エンジェル・レンジェル
原題不明。
イギリスの画家らしい。
この男は、「もういやだ」と言っている。顔を見て心がわかるようになった人間にはそれがわかるだろう。
恐らく、憎い相手とやりあってきたのだ。泥棒で作った自分を使い、いやなやつをやるためにあらゆることをやってきたのだろう。
嘘で生きてきた人間である。
だがそれがもう、耐えられなくなってきたのだ。人間の感性が進歩すると、昔のように動物的憎悪に堪えられなくなってくるのである。
それがあまりにも醜く、いやらしいからだ。ぞっとするほど汚いことをやり、ただ性欲と嫉妬のみに生きている。それを満足させるために低級なことをなんでもやる。
こういう馬鹿に、人間はとうとう耐えられなくなってきたのである。
人間外というものがどういうものか、わかってきたのだ。それはワイルドというよりは、恐ろしく愚かで滑稽でむごい世界なのである。

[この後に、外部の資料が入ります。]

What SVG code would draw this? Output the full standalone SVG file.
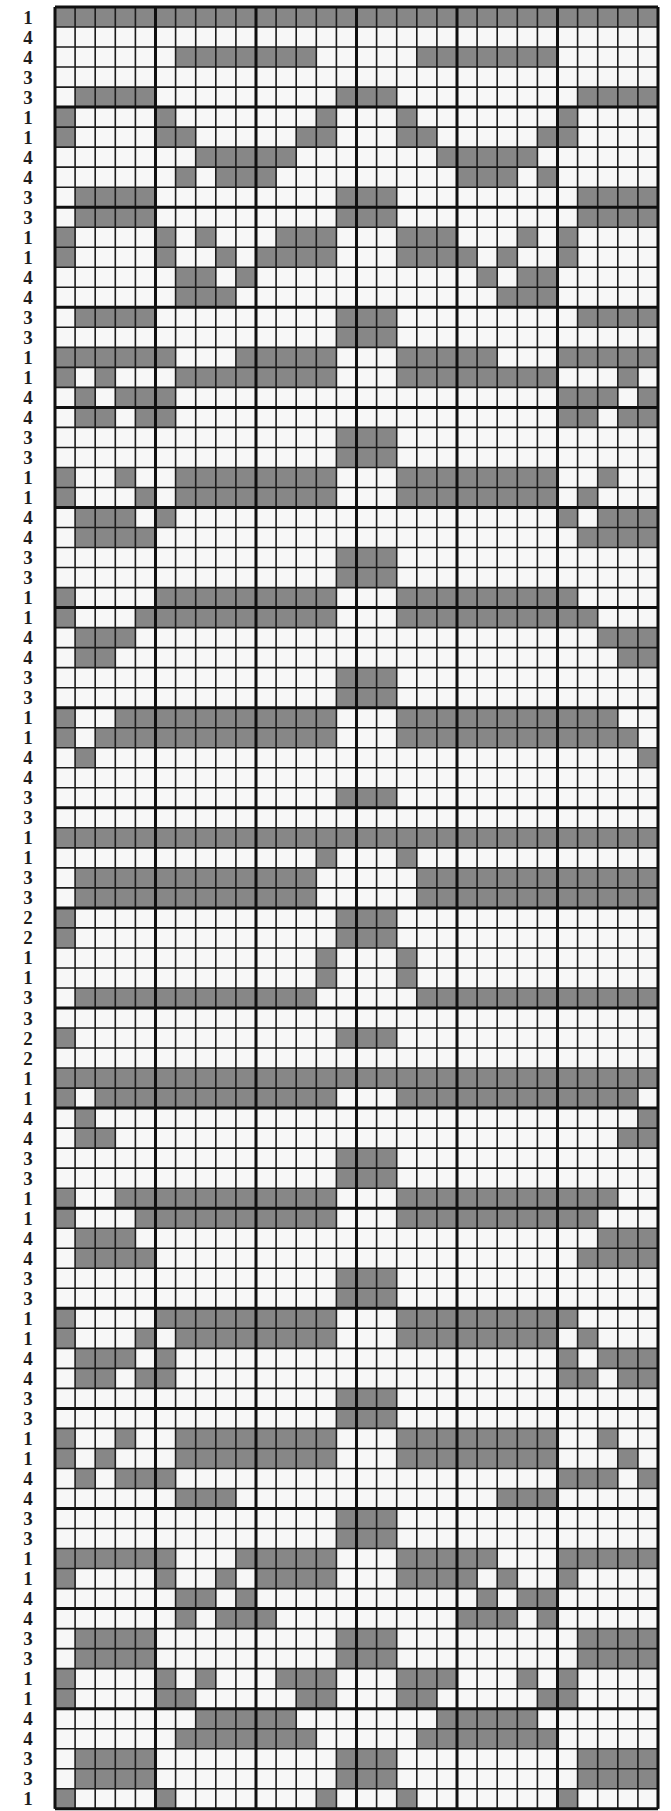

誰も何もしない。人を馬鹿にするためだけに生きている。いやなことばかりする。生きることは馬鹿なのだ。本気でやっていれば馬鹿になると考えている。
そして自分の飢えは他人から盗むことでしのごうとする。
いやなやつばかりだ。愚弄とケンカと強姦ばかりがある世界である。馬鹿はこういう世界を目指しているのだ。
どんな痛い人間にも、悪の目指す世界がどういうものかということが、見える時が来る。絶望的な愚かさを目にして、心底それが嫌になる。
そしてそれから、どうしていくかが問題なのだ。